I still remember speaking to a digital consultant at a function many years ago. She made this exact point that the brands that would shine in e-retail would be the ones whose supply chain worked as well in reverse as going forward. We have all grown accustomed to a physical store offering returns at the cash register or a customer services desk. Move into the digital space, however, and things seem to have become a lot more complicated.

Step forward George Clooney, or rather the Nespresso coffee he advertises that wakes the Hargrave household up every morning and even makes the occasional sneaky afternoon appearance with an equally cheeky cookie. It's a slick brand with slick advertising. It has substance too, though. The coffee is great, and everyone who has a machine generally raves about it. The main point is, the machines are highly pressured, so the water flowing through the pods gets all the taste out. So you have celebrity endorsement backed up with a good product. What could possibly go wrong?

Well, sadly, it's the interface between George Clooney's people and the customer. They haven't learned the first rule of digital retail -- you have to be able to reverse as easily as you speed forward. I've had to put in four phone calls to get an order rectified from going to a relative's address to my address. Rather than flash up a warning that it was sending a shipment to the last address used and not my usual billing and delivery address, the system logged a delivery for my relative. I immediately called to rectify this and apologise for my oversight with a nugget of knowledge that most other retailers warn when an order is not being sent to the normal address so you can be alerted to the retailer's assumption that you want a package sent to the last address used.

Anyway, despite several phone calls, my relative has my coffee and is waiting by the door to hand it back to the couriers who have supposed to have come twice before. I don't have my coffee, although a Yodel driver (yes, my alarm bells ring with that name too) claims to have left the box on my porch.

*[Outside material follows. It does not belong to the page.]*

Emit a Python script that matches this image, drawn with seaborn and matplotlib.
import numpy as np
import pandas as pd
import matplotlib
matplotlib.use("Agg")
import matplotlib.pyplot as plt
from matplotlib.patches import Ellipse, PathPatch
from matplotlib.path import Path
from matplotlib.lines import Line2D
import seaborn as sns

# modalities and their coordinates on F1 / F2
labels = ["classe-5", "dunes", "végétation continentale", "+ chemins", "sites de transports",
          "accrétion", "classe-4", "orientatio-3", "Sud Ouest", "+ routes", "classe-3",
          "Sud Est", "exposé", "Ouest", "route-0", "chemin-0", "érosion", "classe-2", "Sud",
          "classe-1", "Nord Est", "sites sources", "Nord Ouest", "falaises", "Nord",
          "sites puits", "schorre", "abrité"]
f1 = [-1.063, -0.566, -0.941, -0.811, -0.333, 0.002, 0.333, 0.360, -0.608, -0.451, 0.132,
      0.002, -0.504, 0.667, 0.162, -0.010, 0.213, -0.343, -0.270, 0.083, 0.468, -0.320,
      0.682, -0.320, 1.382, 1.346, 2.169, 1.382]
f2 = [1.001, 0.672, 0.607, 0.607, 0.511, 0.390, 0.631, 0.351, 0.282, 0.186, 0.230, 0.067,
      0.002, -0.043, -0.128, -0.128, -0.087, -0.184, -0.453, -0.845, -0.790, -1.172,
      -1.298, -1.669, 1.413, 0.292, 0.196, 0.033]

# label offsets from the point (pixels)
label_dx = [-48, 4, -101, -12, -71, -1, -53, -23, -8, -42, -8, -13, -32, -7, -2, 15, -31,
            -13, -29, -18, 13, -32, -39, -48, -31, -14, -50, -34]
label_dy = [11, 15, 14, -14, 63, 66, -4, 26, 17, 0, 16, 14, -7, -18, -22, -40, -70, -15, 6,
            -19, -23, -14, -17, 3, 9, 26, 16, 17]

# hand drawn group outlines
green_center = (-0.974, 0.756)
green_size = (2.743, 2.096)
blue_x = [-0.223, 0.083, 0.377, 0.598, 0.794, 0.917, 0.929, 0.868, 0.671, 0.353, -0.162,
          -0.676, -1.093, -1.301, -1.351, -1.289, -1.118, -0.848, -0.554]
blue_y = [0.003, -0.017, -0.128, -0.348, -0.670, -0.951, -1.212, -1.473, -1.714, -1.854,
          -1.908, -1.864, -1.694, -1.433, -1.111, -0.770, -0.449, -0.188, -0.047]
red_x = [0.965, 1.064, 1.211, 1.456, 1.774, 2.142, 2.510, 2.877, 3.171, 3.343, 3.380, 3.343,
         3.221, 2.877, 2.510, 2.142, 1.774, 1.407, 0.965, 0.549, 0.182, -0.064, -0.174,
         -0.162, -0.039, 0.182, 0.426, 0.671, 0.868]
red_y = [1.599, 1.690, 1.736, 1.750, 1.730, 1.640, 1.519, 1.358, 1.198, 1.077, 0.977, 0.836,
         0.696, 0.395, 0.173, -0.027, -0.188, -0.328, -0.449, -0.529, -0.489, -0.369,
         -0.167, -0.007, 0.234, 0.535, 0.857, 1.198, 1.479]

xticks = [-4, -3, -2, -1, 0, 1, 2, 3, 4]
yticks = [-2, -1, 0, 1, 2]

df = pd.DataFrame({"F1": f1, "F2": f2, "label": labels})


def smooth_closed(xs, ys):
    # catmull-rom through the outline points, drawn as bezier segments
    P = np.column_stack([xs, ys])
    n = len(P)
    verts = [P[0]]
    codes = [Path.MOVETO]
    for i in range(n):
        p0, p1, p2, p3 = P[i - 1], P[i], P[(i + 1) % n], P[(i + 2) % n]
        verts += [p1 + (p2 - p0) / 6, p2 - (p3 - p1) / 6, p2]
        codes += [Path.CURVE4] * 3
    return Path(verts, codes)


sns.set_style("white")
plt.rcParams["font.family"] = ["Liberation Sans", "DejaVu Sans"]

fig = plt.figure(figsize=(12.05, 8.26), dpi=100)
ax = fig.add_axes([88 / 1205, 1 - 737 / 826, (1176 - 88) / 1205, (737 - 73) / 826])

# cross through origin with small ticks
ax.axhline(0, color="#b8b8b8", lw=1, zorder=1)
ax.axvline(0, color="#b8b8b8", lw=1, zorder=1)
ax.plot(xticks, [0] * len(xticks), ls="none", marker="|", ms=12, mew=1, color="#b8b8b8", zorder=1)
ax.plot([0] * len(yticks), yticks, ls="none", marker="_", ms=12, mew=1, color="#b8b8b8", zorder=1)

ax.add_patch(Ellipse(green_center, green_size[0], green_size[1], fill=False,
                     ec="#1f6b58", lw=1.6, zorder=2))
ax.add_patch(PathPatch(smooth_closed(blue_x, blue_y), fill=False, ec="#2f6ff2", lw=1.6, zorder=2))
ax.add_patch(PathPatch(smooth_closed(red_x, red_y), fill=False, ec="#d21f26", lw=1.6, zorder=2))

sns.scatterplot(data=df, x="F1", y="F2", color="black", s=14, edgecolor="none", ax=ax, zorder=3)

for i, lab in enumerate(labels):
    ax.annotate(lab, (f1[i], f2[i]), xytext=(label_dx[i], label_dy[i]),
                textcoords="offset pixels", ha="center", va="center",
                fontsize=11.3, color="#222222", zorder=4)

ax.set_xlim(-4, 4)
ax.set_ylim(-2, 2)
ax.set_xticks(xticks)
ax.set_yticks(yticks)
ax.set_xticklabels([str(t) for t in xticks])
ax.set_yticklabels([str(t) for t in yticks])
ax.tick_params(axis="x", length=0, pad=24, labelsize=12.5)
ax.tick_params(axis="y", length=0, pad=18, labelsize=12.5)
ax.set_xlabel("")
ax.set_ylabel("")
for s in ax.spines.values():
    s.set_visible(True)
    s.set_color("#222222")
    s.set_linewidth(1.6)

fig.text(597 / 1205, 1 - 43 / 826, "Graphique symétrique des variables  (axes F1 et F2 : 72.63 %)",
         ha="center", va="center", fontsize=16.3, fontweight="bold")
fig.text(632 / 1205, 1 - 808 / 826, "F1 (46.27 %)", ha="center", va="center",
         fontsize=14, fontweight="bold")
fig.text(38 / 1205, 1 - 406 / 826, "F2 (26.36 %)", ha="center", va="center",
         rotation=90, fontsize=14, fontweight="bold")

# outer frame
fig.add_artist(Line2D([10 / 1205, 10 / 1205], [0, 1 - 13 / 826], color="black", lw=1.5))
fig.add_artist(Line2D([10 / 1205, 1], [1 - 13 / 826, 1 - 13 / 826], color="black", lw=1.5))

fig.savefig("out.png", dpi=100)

OK -- I'm going to come out of micro mode because I know there are only two people who care about whether I have my coffee or not. Suffice it to say that Nespresso's systems don't allow it to alter a booking until it is ready to be shipped, two hours after the order has been placed. That's even if a customer phones up a moment after noticing an error -- the package still has be made up and loaded onto a van. Even then, numerous calls don't seem to clear an issue up, and even worse, they don't tell you when your coffee has arrived. Honestly, who now doesn't send out a "hope you're enjoying your x" email to sound friendly but to also let the person know the goods are down as delivered? Needless to say, it took a week for me to realise my coffee was so late I needed to put in a call to find that a courier claims to have delivered it several days ago.

Nespresso is pretty lucky in that customers are locked into its capsule range via the machine they have bought. We're a captive audience. If you can't say this about your brand, ask yourself a couple of questions. How do we help customers not to make mistakes, how do we help rectify them, how do we inform them we have found a solution and how do we help when things have to go backwards and goods are returned?

It seems fitting to end up with a cliché, but customer experience really is the new CRM and so if you can't work backwards it sounds very much like Web 1.0, doesn't it -- before Web 2.0 suggested that brands needed to listen as well as publish? Retail is a two way street and if you can't reverse and make things right, then customers will find someone who can -- even if it means you don't get to pretend to be George Clooney any more.